Between my visits to the location, the installation was heavily advertised across London's underground stations and saw a significant influx of visitors during the school holidays, effectively removing the opportunity to photograph the structure when it's empty. Kew Gardens was already the 15th most-visited attraction in the UK last year, and given the installation's upper-tier glass floor and its educational elements, it's easy to see the family-friendly appeal. During my first visit, however, I was able to capture the image I wanted, narrowly missing several entertaining opportunities to incorporate children into my photo, many of whom had discovered they could crawl across the upper glass floor, peer down at the person holding a camera beneath them and wave enthusiastically. As challenging as it was to capture this shot, it was also a lot of fun.

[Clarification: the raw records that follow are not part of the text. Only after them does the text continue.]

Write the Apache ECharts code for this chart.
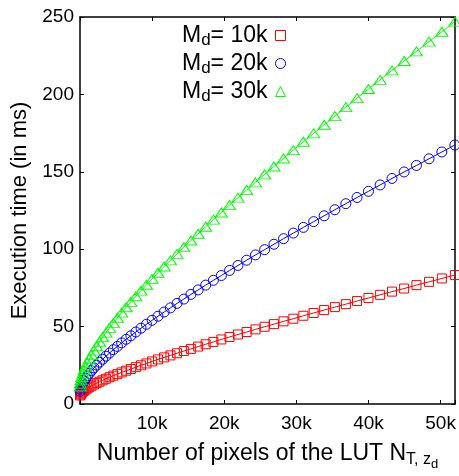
<!DOCTYPE html>
<html>
<head>
<meta charset="utf-8">
<script src="https://cdn.jsdelivr.net/npm/echarts@6/dist/echarts.min.js"></script>
<style>html,body{margin:0;padding:0;background:#fff;}#c{width:459px;height:476px;}</style>
</head>
<body>
<div id="c"></div>
<script>
// LUT pixel counts (x)
var lutPixels = [16,64,144,256,400,576,784,1024,1296,1600,1936,2304,2704,3136,3600,4096,4624,5184,5776,6400,7056,7744,8464,9216,10000,10816,11664,12544,13456,14400,15376,16384,17424,18496,19600,20736,21904,23104,24336,25600,26896,28224,29584,30976,32400,33856,35344,36864,38416,40000,41616,43264,44944,46656,48400,50176,51984];
// Execution times (ms)
var timeMd10k = [5.5,6.1,6.7,7.3,8.0,8.7,9.4,10.2,10.9,11.8,12.6,13.5,14.4,15.3,16.3,17.3,18.3,19.3,20.4,21.5,22.6,23.8,25.0,26.2,27.5,28.8,30.1,31.4,32.8,34.2,35.6,37.1,38.6,40.1,41.7,43.3,44.9,46.5,48.2,49.9,51.6,53.4,55.1,57.0,58.8,60.7,62.6,64.5,66.5,68.5,70.5,72.6,74.6,76.8,78.9,81.1,83.3];
var timeMd20k = [8.2,9.5,10.8,12.1,13.5,15.0,16.5,18.1,19.8,21.5,23.3,25.1,27.0,28.9,30.9,32.9,35.1,37.2,39.5,41.8,44.1,46.5,49.0,51.5,54.1,56.7,59.4,62.1,65.0,67.8,70.8,73.7,76.8,79.9,83.0,86.3,89.5,92.9,96.3,99.7,103.2,106.8,110.4,114.1,117.8,121.6,125.5,129.4,133.4,137.4,141.5,145.7,149.9,154.1,158.4,162.8,167.3];
var timeMd30k = [11.3,13.2,15.3,17.4,19.6,21.9,24.2,26.7,29.2,31.8,34.5,37.3,40.2,43.1,46.1,49.2,52.4,55.7,59.0,62.5,66.0,69.6,73.2,77.0,80.8,84.8,88.8,92.8,97.0,101.3,105.6,110.0,114.5,119.1,123.7,128.5,133.3,138.2,143.2,148.3,153.4,158.6,164.0,169.4,174.8,180.4,186.0,191.8,197.6,203.5,209.4,215.5,221.6,227.8,234.1,240.5,247.0];
var seriesNames = ['M_d= 10k','M_d= 20k','M_d= 30k'];
var xTickLabels = ['10k','20k','30k','40k','50k'];
var yTickLabels = ['0','50','100','150','200','250'];

var colors = ['#ff0000','#0000ff','#00ff00'];
var symbols = ['rect','circle','triangle'];
var sizes = [9, 10, [12,9]];
var datasets = [timeMd10k, timeMd20k, timeMd30k];

var FONT = 'Liberation Sans, Arial, Helvetica, sans-serif';

function pairs(xs, ys){ var out=[]; for (var i=0;i<xs.length;i++) out.push([xs[i], ys[i]]); return out; }

var series = datasets.map(function(d, i){
  return {
    name: seriesNames[i],
    type: 'line',
    xAxisIndex: 0, yAxisIndex: 0,
    data: pairs(lutPixels, d),
    symbol: symbols[i],
    symbolSize: sizes[i],
    showAllSymbol: true,
    clip: false,
    lineStyle: {color: colors[i], width: 1},
    itemStyle: {color: 'rgba(255,255,255,0)', borderColor: colors[i], borderWidth: 1},
    emphasis: {disabled: true},
    animation: false
  };
});

var chart = echarts.init(document.getElementById('c'), null, {renderer: 'canvas'});
var axisLineStyle = {color: '#000', width: 1.5};
chart.setOption({
  animation: false,
  backgroundColor: '#fff',
  grid: {left: 80, right: 4, top: 17, bottom: 68, containLabel: false},
  legend: {
    orient: 'vertical',
    left: 177, top: 19,
    align: 'right',
    itemGap: 3,
    itemWidth: 10, itemHeight: 10,
    selectedMode: false,
    data: seriesNames.map(function(n, i){
      return {name: n, icon: symbols[i],
        itemStyle: {color: 'rgba(255,255,255,0)', borderColor: colors[i], borderWidth: 1}};
    }),
    formatter: function(name){
      var p = name.split('_');
      var rest = p[1].substring(1);
      return '{m|' + p[0] + '}{s|' + p[1].charAt(0) + '}{e|' + rest + '}';
    },
    textStyle: {
      fontFamily: FONT, color: '#000',
      rich: {
        m: {fontSize: 23, fontFamily: FONT, color: '#000', lineHeight: 24},
        e: {fontSize: 23, fontFamily: FONT, color: '#000', lineHeight: 24, padding: [0,3,0,0]},
        s: {fontSize: 17, fontFamily: FONT, color: '#000', padding: [10,0,0,0]}
      }
    }
  },
  xAxis: [{
    type: 'value', min: 0, max: 52000, interval: 10000,
    position: 'bottom',
    name: '{a|Number of pixels of the LUT N}{s|T, z}{ss|d}',
    nameLocation: 'middle', nameGap: 32,
    nameTextStyle: {
      rich: {
        a: {fontSize: 23, fontFamily: FONT, color: '#000'},
        s: {fontSize: 16, fontFamily: FONT, color: '#000', padding: [12,0,0,0]},
        ss: {fontSize: 13, fontFamily: FONT, color: '#000', padding: [22,0,0,0]}
      }
    },
    axisLine: {show: true, onZero: false, lineStyle: axisLineStyle},
    axisTick: {show: true, inside: true, length: 4, lineStyle: {color: '#000', width: 1}},
    axisLabel: {
      fontSize: 19, fontFamily: FONT, color: '#000', margin: 10,
      formatter: function(v){ var i = Math.round(v/10000) - 1; return (v % 10000 === 0 && i >= 0 && i < xTickLabels.length) ? xTickLabels[i] : ''; }
    },
    splitLine: {show: false}
  },{
    type: 'value', min: 0, max: 52000, interval: 10000,
    position: 'top',
    axisLine: {show: true, onZero: false, lineStyle: axisLineStyle},
    axisTick: {show: true, inside: true, length: 4, lineStyle: {color: '#000', width: 1}},
    axisLabel: {show: false},
    splitLine: {show: false}
  }],
  yAxis: [{
    type: 'value', min: 0, max: 250, interval: 50,
    position: 'left',
    name: 'Execution time (in ms)',
    nameLocation: 'middle', nameGap: 46,
    nameTextStyle: {fontSize: 22, fontFamily: FONT, color: '#000'},
    axisLine: {show: true, onZero: false, lineStyle: axisLineStyle},
    axisTick: {show: true, inside: true, length: 4, lineStyle: {color: '#000', width: 1}},
    axisLabel: {
      fontSize: 19, fontFamily: FONT, color: '#000', margin: 6,
      formatter: function(v){ var i = Math.round(v/50); return yTickLabels[i] || ''; }
    },
    splitLine: {show: false}
  },{
    type: 'value', min: 0, max: 250, interval: 50,
    position: 'right',
    axisLine: {show: true, onZero: false, lineStyle: axisLineStyle},
    axisTick: {show: true, inside: true, length: 4, lineStyle: {color: '#000', width: 1}},
    axisLabel: {show: false},
    splitLine: {show: false}
  }],
  series: series
});
</script>
</body>
</html>
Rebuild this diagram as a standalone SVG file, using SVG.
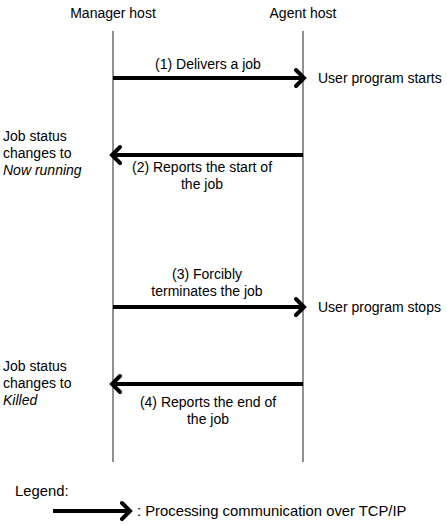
<svg xmlns="http://www.w3.org/2000/svg" width="447" height="525" viewBox="0 0 447 525">
<style>
text{font-family:"Liberation Sans",Arial,sans-serif;font-size:14px;fill:#000}
.c{text-anchor:middle}
.i{font-style:italic}
.lg{font-size:14.8px}
.life{stroke:#555;stroke-width:1.3;fill:none}
.msg{stroke:#000;stroke-width:4;fill:none}
.head{stroke:#000;stroke-width:4;fill:none;stroke-linecap:round;stroke-linejoin:miter}
</style>
<rect width="447" height="525" fill="#fff"/>
<g id="manager">
<text class="c" x="113" y="18">Manager host</text>
<line class="life" x1="113" y1="31" x2="113" y2="462"/>
</g>
<g id="agent">
<text class="c" x="303" y="18">Agent host</text>
<line class="life" x1="303" y1="31" x2="303" y2="462"/>
</g>
<g id="notes">
<text x="318" y="83">User program starts</text>
<text x="3" y="141">Job status</text>
<text x="3" y="158">changes to</text>
<text x="3" y="175" class="i">Now running</text>
<text x="318" y="312">User program stops</text>
<text x="3" y="371">Job status</text>
<text x="3" y="388">changes to</text>
<text x="3" y="405" class="i">Killed</text>
</g>
<g id="connectors">
<line class="msg" x1="113" y1="78" x2="301" y2="78"/>
<polyline class="head" points="296,70 304,78 296,86"/>
<text class="c" x="208" y="69">(1) Delivers a job</text>
<line class="msg" x1="303" y1="155" x2="115" y2="155"/>
<polyline class="head" points="120,147 112,155 120,163"/>
<text class="c" x="202" y="172">(2) Reports the start of</text>
<text class="c" x="202" y="189">the job</text>
<line class="msg" x1="113" y1="307" x2="301" y2="307"/>
<polyline class="head" points="296,299 304,307 296,315"/>
<text class="c" x="207" y="279">(3) Forcibly</text>
<text class="c" x="207" y="296">terminates the job</text>
<line class="msg" x1="303" y1="384" x2="115" y2="384"/>
<polyline class="head" points="120,376 112,384 120,392"/>
<text class="c" x="208" y="407">(4) Reports the end of</text>
<text class="c" x="208" y="424">the job</text>
</g>
<g id="legend">
<text class="lg" x="15" y="496">Legend:</text>
<line class="msg" x1="53" y1="511" x2="127" y2="511"/>
<polyline class="head" points="122,503 130,511 122,519"/>
<text class="lg" x="137" y="516">: Processing communication over TCP/IP</text>
</g>
</svg>
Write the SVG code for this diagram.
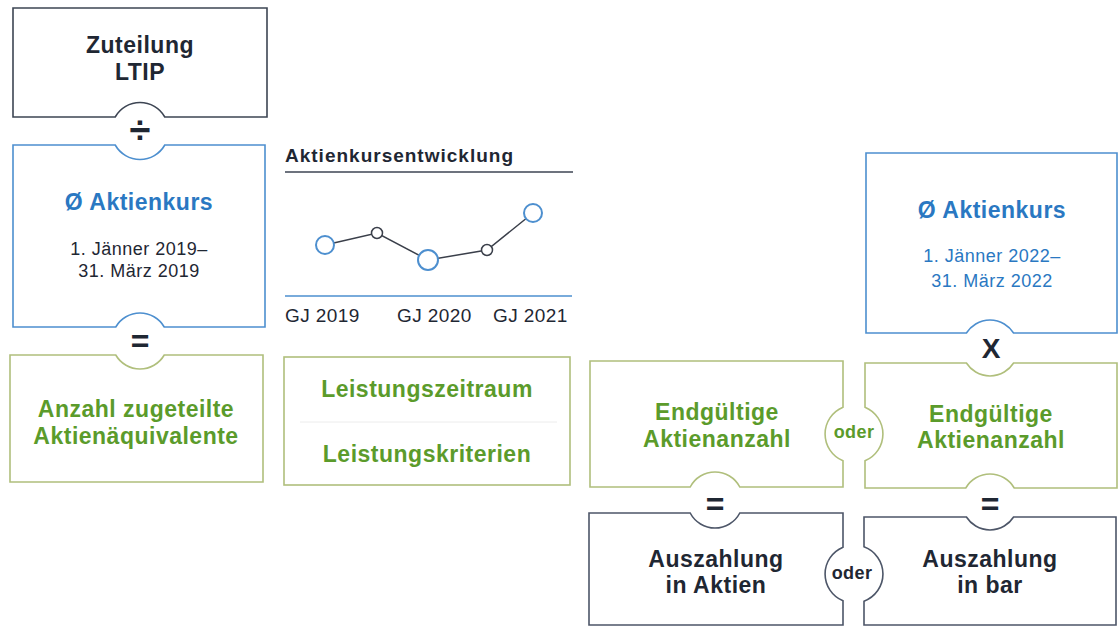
<svg xmlns="http://www.w3.org/2000/svg" width="1120" height="627" viewBox="0 0 1120 627">
<style>
  .box { fill: #ffffff; stroke-width: 1.6; }
  .dk { stroke: #3d4553; }
  .bl { stroke: #4d8fcf; }
  .gr { stroke: #b0bf7c; }
  .nv { stroke: #4d5668; }
  text { font-family: "Liberation Sans", Arial, sans-serif; text-anchor: middle; }
  .h { font-size: 23px; font-weight: bold; letter-spacing: 0.5px; }
  .s { font-size: 18px; letter-spacing: 0.5px; }
  .tdk { fill: #1f2733; }
  .tbl { fill: #2a78c2; }
  .tgr { fill: #5b9b2b; }
  .op { font-weight: bold; fill: #1f2733; }
  .oder { font-size: 18px; font-weight: bold; letter-spacing: 0.4px; }
  .gj { font-size: 19px; fill: #1f2733; text-anchor: start; letter-spacing: 0.4px; }
</style>
<rect width="1120" height="627" fill="#ffffff"/>

<g id="zuteilung">
  <path class="box dk" d="M13 8 H267 V117 H164.8 A28.5 28.5 0 0 0 115.2 117 H13 Z"/>
  <text class="h tdk" x="140" y="53">Zuteilung</text>
  <text class="h tdk" x="140" y="80">LTIP</text>
</g>

<g id="aktienkurs-2019">
  <path class="box bl" d="M13 145 H115.2 A28.5 28.5 0 0 0 164.8 145 H265 V327 H164.25 A28 28 0 0 0 115.75 327 H13 Z"/>
  <text class="h tbl" x="139" y="210">Ø Aktienkurs</text>
  <text class="s tdk" x="139" y="255">1. Jänner 2019–</text>
  <text class="s tdk" x="139" y="277">31. März 2019</text>
</g>

<g id="anzahl">
  <path class="box gr" d="M10 355 H115.75 A28 28 0 0 0 164.25 355 H263 V482 H10 Z"/>
  <text class="h tgr" x="136" y="417">Anzahl zugeteilte</text>
  <text class="h tgr" x="136" y="444">Aktienäquivalente</text>
</g>

<g id="chart">
  <text x="285" y="162" style="font-size:19px;font-weight:bold;fill:#1f2733;text-anchor:start;letter-spacing:1px">Aktienkursentwicklung</text>
  <line x1="285" y1="172" x2="573" y2="172" stroke="#3d4553" stroke-width="1.6"/>
  <polyline points="325,245 377,233 428,260 487,250 533,213" fill="none" stroke="#3a3f4a" stroke-width="1.5"/>
  <circle cx="325" cy="245" r="9" fill="#fff" stroke="#4d8fcf" stroke-width="2"/>
  <circle cx="377" cy="233" r="5.5" fill="#fff" stroke="#3a3f4a" stroke-width="1.5"/>
  <circle cx="428" cy="260" r="10" fill="#fff" stroke="#4d8fcf" stroke-width="2"/>
  <circle cx="487" cy="250" r="5.5" fill="#fff" stroke="#3a3f4a" stroke-width="1.5"/>
  <circle cx="533" cy="213" r="9" fill="#fff" stroke="#4d8fcf" stroke-width="2"/>
  <line x1="285" y1="296" x2="572" y2="296" stroke="#4d8fcf" stroke-width="1.6"/>
  <text class="gj" x="285" y="322">GJ 2019</text>
  <text class="gj" x="397" y="322">GJ 2020</text>
  <text class="gj" x="493" y="322">GJ 2021</text>
</g>

<g id="leistung">
  <rect class="box gr" x="284" y="357" width="286" height="128"/>
  <line x1="300" y1="422" x2="557" y2="422" stroke="#ececec" stroke-width="1"/>
  <text class="h tgr" x="427" y="397">Leistungszeitraum</text>
  <text class="h tgr" x="427" y="462">Leistungskriterien</text>
</g>

<g id="endgueltig-aktien">
  <path class="box gr" d="M590 361 H843 V407.2 A29 29 0 0 0 843 460.8 V487 H739.8 A28 28 0 0 0 690.2 487 H590 Z"/>
  <text class="h tgr" x="717" y="420">Endgültige</text>
  <text class="h tgr" x="717" y="447">Aktienanzahl</text>
</g>

<g id="aktienkurs-2022">
  <path class="box bl" d="M866 153 H1117 V333 H1013.6 A28 28 0 0 0 966.4 333 H866 Z"/>
  <text class="h tbl" x="992" y="218">Ø Aktienkurs</text>
  <text class="s tbl" x="992" y="262">1. Jänner 2022–</text>
  <text class="s tbl" x="992" y="287">31. März 2022</text>
</g>

<g id="endgueltig-bar">
  <path class="box gr" d="M865 363 H966.4 A28 28 0 0 0 1013.6 363 H1117 V488 H1014.25 A28 28 0 0 0 965.75 488 H865 V460.8 A29 29 0 0 0 865 407.2 Z"/>
  <text class="h tgr" x="991" y="422">Endgültige</text>
  <text class="h tgr" x="991" y="448">Aktienanzahl</text>
</g>

<g id="auszahlung-aktien">
  <path class="box nv" d="M589 513 H690.2 A28 28 0 0 0 739.8 513 H843 V547.2 A29 29 0 0 0 843 600.8 V625 H589 Z"/>
  <text class="h tdk" x="716" y="567">Auszahlung</text>
  <text class="h tdk" x="716" y="593">in Aktien</text>
</g>

<g id="auszahlung-bar">
  <path class="box nv" d="M864 517 H966.4 A28 28 0 0 0 1013.6 517 H1116 V625 H864 V601.2 A29 29 0 0 0 864 546.8 Z"/>
  <text class="h tdk" x="990" y="567">Auszahlung</text>
  <text class="h tdk" x="990" y="593">in bar</text>
</g>

<g id="connectors">
  <g id="op-divide"><text class="op" x="140" y="143" style="font-size:38px">÷</text></g>
  <g id="op-eq1"><text class="op" x="140" y="352" style="font-size:32px">=</text></g>
  <g id="op-times"><text class="op" x="991" y="358" style="font-size:28px">X</text></g>
  <g id="op-eq2"><text class="op" x="715" y="515" style="font-size:32px">=</text></g>
  <g id="op-eq3"><text class="op" x="990" y="515" style="font-size:32px">=</text></g>
  <g id="op-oder1"><text class="oder tgr" x="854" y="438">oder</text></g>
  <g id="op-oder2"><text class="oder tdk" x="852" y="579">oder</text></g>
</g>
</svg>
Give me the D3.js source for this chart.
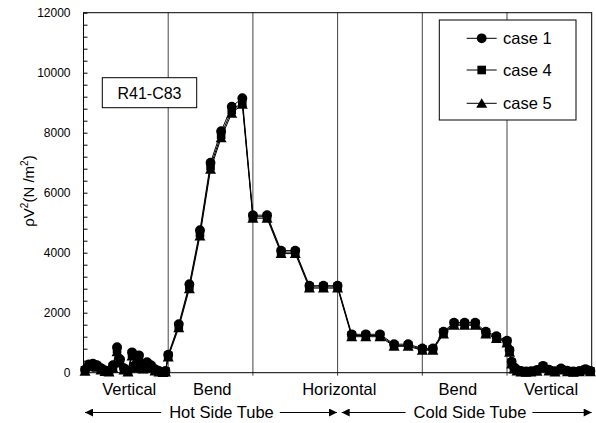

The image was taken by resting my camera flat on the ground and triggering the shots with a shutter remote. I captured multiple exposures in order to later blend them using luminosity masks in Photoshop, which was invaluable as the mid-morning sun was already high by the time Kew Gardens opened and the darker exposures allowed me to tone down the highlights, while the brighter exposures allowed me to recover the detail in the metal latticework. Once this phase of the workflow was complete, I shifted the balance of the image towards a muted blue tone using a combination of Colour Balance, Selective Colour and Colour Lookup adjustments. After this, I applied a Solid Colour adjustment set to Soft Light, with a layer mask created using Apply Image to target the highlights. Using this, I added a pale yellow tone back into the centre of the image, where sunlight was casting a gentle glow against the aluminium. I then gradually blended in brighter exposures at the centre of the image using a radial Gradient Mask, as well as darker exposures with an inverted version of this Gradient Mask to create a natural vignette. This was important to me as I felt it was what gave the overall image its shape and depth, and the softer and slightly warmer tones at the tip of the structure are what draw the viewer's eye to the centre of the frame.
The final touches were made in Colour Efex Pro, with a sparing amount of the Detail Extractor filter applied to bring out some of the texture in the metalwork, as well as Pro Contrast to intensify the sunlight overhead and give the pattern in the latticework a little more definition. For me, this final stage of editing was when the latticework gained its impact and when it became possible to see how perfectly the structure reflects the natural organisation and arrangement of a bee hive. Despite the industrial and inherently man-made aspects of the metalwork, there's something elegant, organic and fundamentally beautiful about the structure's interlocking pieces and overarching geometry, which perhaps reflects the harmony within nature and underscores the thought that went into this installation's design.